▸ THE REQUEST
Write the lines out again, from the top of the material to the line containing "ourcode = [0.0041, 0.0084, 0.0228, 0.077, 1.50, 6.69]", pictures excluded.

▸ RECORD EXTRACTS

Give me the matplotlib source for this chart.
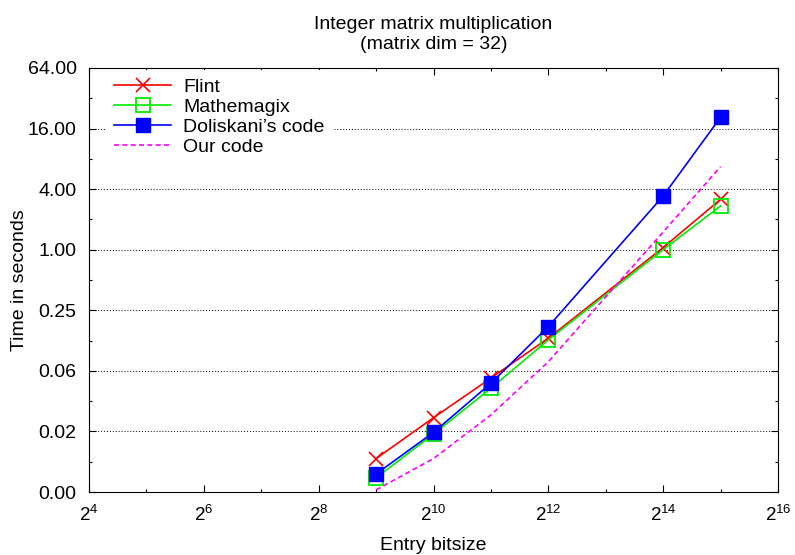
#! /usr/bin/env python3

import matplotlib
matplotlib.use("Agg")
import matplotlib.pyplot as plt
from matplotlib.ticker import FixedLocator, NullFormatter

plt.rcParams['font.family'] = ['Liberation Sans', 'DejaVu Sans']
plt.rcParams['mathtext.default'] = 'regular'

# ----- data -----
bitsize = [2**9, 2**10, 2**11, 2**12, 2**14, 2**15]
flint = [0.0084, 0.0214, 0.053, 0.132, 1.05, 3.17]
mathemagix = [0.0054, 0.0147, 0.042, 0.127, 1.0, 2.72]
doliskani = [0.0059, 0.0153, 0.047, 0.172, 3.42, 20.7]
ourcode = [0.0041, 0.0084, 0.0228, 0.077, 1.50, 6.69]

x_exps = [4, 6, 8, 10, 12, 14, 16]
y_ticks = [2**-8, 2**-6, 2**-4, 2**-2, 1, 4, 16, 64]

# ----- plot -----
fig = plt.figure(figsize=(7.95, 5.55), dpi=100)
ax = fig.add_axes([0.112, 0.1135, 0.8666, 0.764])

ax.plot(bitsize, flint, color='red', lw=1.2, marker='x', ms=10, mew=1.2,
        label='Flint')
ax.plot(bitsize, mathemagix, color='#00ee00', lw=1.2, marker='s', ms=10,
        mfc='none', mew=1.3, label='Mathemagix')
ax.plot(bitsize, doliskani, color='blue', lw=1.2, marker='s', ms=10.5,
        label="Doliskani\u2019s code")
ax.plot(bitsize, ourcode, color='magenta', lw=1.2, ls=(0, (3, 2)),
        label='Our code')

ax.set_xscale('log', base=2)
ax.set_yscale('log', base=2)
ax.set_xlim(2**4, 2**16)
ax.set_ylim(2**-8, 2**6)

ax.xaxis.set_major_locator(FixedLocator([2**e for e in x_exps]))
ax.xaxis.set_minor_locator(FixedLocator([2**e for e in range(5, 16, 2)]))
ax.set_xticklabels([f'$2^{{{e}}}$' for e in x_exps])
ax.xaxis.set_minor_formatter(NullFormatter())

ax.yaxis.set_major_locator(FixedLocator(y_ticks))
ax.yaxis.set_minor_locator(FixedLocator([2**e for e in range(-7, 6, 2)]))
ax.set_yticklabels([f'{v:.2f}' for v in y_ticks])
ax.yaxis.set_minor_formatter(NullFormatter())

ax.tick_params(which='both', direction='in', top=True, right=True, pad=9)
ax.tick_params(axis='y', labelsize=14)
ax.tick_params(axis='x', labelsize=13.5)
ax.tick_params(which='major', length=5, width=0.8)
ax.tick_params(which='minor', length=2.5, width=0.8)

ax.grid(True, axis='y', which='major', color='black', ls=(0, (1, 2)), lw=0.7)

ax.set_title('Integer matrix multiplication\n(matrix dim = 32)', fontsize=14,
             pad=14, linespacing=1.2)
ax.set_xlabel('Entry bitsize', fontsize=14, labelpad=9)
ax.set_ylabel('Time in seconds', fontsize=14, labelpad=0)

leg = ax.legend(loc='upper left', bbox_to_anchor=(0.017, 1.008), fontsize=14,
                frameon=True, facecolor='white', edgecolor='none',
                framealpha=1.0, handlelength=2.9, handletextpad=0.65,
                labelspacing=0.12, borderaxespad=0.3, fancybox=False)

fig.savefig('out.png', dpi=100)
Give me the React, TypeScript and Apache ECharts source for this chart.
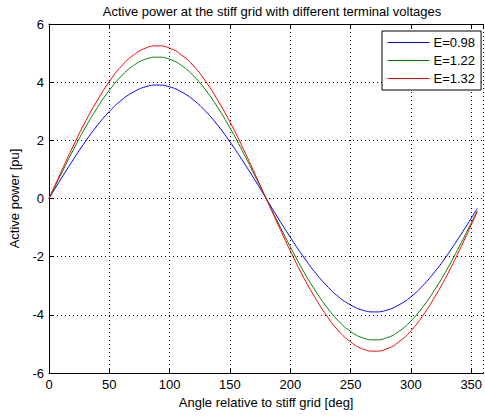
import React, { useEffect, useRef } from "react";
import * as echarts from "echarts";

const angles = [0, 10, 20, 30, 40, 50, 60, 70, 80, 90, 100, 110, 120, 130, 140, 150, 160, 170, 180, 190, 200, 210, 220, 230, 240, 250, 260, 270, 280, 290, 300, 310, 320, 330, 340, 350, 355];
const seriesNames = ["E=0.98", "E=1.22", "E=1.32"];
const powerE098 = [0, 0.68, 1.33, 1.95, 2.51, 2.99, 3.38, 3.66, 3.84, 3.9, 3.84, 3.66, 3.38, 2.99, 2.51, 1.95, 1.33, 0.68, 0, -0.68, -1.33, -1.95, -2.51, -2.99, -3.38, -3.66, -3.84, -3.9, -3.84, -3.66, -3.38, -2.99, -2.51, -1.95, -1.33, -0.68, -0.34];
const powerE122 = [0, 0.84, 1.66, 2.43, 3.12, 3.72, 4.21, 4.57, 4.79, 4.86, 4.79, 4.57, 4.21, 3.72, 3.12, 2.43, 1.66, 0.84, 0, -0.84, -1.66, -2.43, -3.12, -3.72, -4.21, -4.57, -4.79, -4.86, -4.79, -4.57, -4.21, -3.72, -3.12, -2.43, -1.66, -0.84, -0.42];
const powerE132 = [0, 0.91, 1.8, 2.63, 3.37, 4.02, 4.55, 4.93, 5.17, 5.25, 5.17, 4.93, 4.55, 4.02, 3.37, 2.63, 1.8, 0.91, 0, -0.91, -1.8, -2.63, -3.37, -4.02, -4.55, -4.93, -5.17, -5.25, -5.17, -4.93, -4.55, -4.02, -3.37, -2.63, -1.8, -0.91, -0.46];
const seriesColors = ["#0000ff", "#008000", "#ff0000"];

const FONT = "Liberation Sans, Arial, sans-serif";

export default function App() {
  const ref = useRef<HTMLDivElement>(null);
  useEffect(() => {
    if (!ref.current) return;
    const chart = echarts.init(ref.current, undefined, { renderer: "svg" });
    const values = [powerE098, powerE122, powerE132];
    const gridLine = { show: true, lineStyle: { color: "#000", type: [1, 3], width: 1 } };
    chart.setOption({
      animation: false,
      backgroundColor: "#fff",
      color: seriesColors,
      textStyle: { fontFamily: FONT },
      title: {
        text: "Active power at the stiff grid with different terminal voltages",
        left: 267,
        top: 0,
        textAlign: "center",
        textStyle: { fontSize: 13, fontWeight: "normal", color: "#000", fontFamily: FONT },
      },
      legend: {
        orient: "vertical",
        left: 382,
        top: 31,
        itemWidth: 42,
        itemHeight: 13,
        itemGap: 5,
        padding: [5, 6, 5, 5],
        borderColor: "#000",
        borderWidth: 1,
        backgroundColor: "#fff",
        itemStyle: { opacity: 0 },
        lineStyle: { width: 1 },
        textStyle: { fontSize: 13, color: "#000", fontFamily: FONT, padding: [0, 0, 0, -1] },
        data: seriesNames,
      },
      grid: { left: 46, top: 24, width: 443.5, height: 349 },
      xAxis: [
        {
          type: "value",
          min: 0,
          max: 360,
          interval: 50,
          position: "bottom",
          name: "Angle relative to stiff grid [deg]",
          nameLocation: "middle",
          nameGap: 20,
          nameTextStyle: { fontSize: 13, color: "#000", fontFamily: FONT },
          axisLine: { show: true, onZero: false, lineStyle: { color: "#000", width: 1 } },
          axisTick: { show: true, inside: true, length: 4, lineStyle: { color: "#000" } },
          axisLabel: { fontSize: 13, color: "#000", margin: 5, fontFamily: FONT },
          splitLine: gridLine,
        },
        {
          type: "value",
          min: 0,
          max: 360,
          interval: 50,
          position: "top",
          axisLine: { show: true, onZero: false, lineStyle: { color: "#000", width: 1 } },
          axisTick: { show: true, inside: true, length: 4, lineStyle: { color: "#000" } },
          axisLabel: { show: false },
          splitLine: { show: false },
        },
      ],
      yAxis: {
        type: "value",
        min: -6,
        max: 6,
        interval: 2,
        name: "Active power [pu]",
        nameLocation: "middle",
        nameGap: 28,
        nameTextStyle: { fontSize: 13, color: "#000", fontFamily: FONT },
        axisLine: { show: true, onZero: false, lineStyle: { color: "#000", width: 1 } },
        axisTick: { show: true, inside: true, length: 4, lineStyle: { color: "#000" } },
        axisLabel: { fontSize: 13, color: "#000", margin: 5, fontFamily: FONT },
        splitLine: gridLine,
      },
      series: seriesNames.map((name, i) => ({
        name,
        type: "line",
        xAxisIndex: 0,
        smooth: true,
        symbol: "none",
        lineStyle: { color: seriesColors[i], width: 1 },
        itemStyle: { color: seriesColors[i] },
        data: angles.map((a, j) => [a, values[i][j]]),
      })),
    });
    return () => chart.dispose();
  }, []);
  return (
    <div
      ref={ref}
      style={{ position: "absolute", left: 0, top: 0, width: 485, height: 416, overflow: "hidden" }}
    />
  );
}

▸ PROBLEM SOLUTION
Give me the matplotlib source for this chart.
#! /usr/bin/env python3

import matplotlib
matplotlib.use("Agg")
import matplotlib.pyplot as plt
from matplotlib.ticker import FixedLocator, NullFormatter

plt.rcParams['font.family'] = ['Liberation Sans', 'DejaVu Sans']
plt.rcParams['mathtext.default'] = 'regular'

# ----- data -----
bitsize = [2**9, 2**10, 2**11, 2**12, 2**14, 2**15]
flint = [0.0084, 0.0214, 0.053, 0.132, 1.05, 3.17]
mathemagix = [0.0054, 0.0147, 0.042, 0.127, 1.0, 2.72]
doliskani = [0.0059, 0.0153, 0.047, 0.172, 3.42, 20.7]
ourcode = [0.0041, 0.0084, 0.0228, 0.077, 1.50, 6.69]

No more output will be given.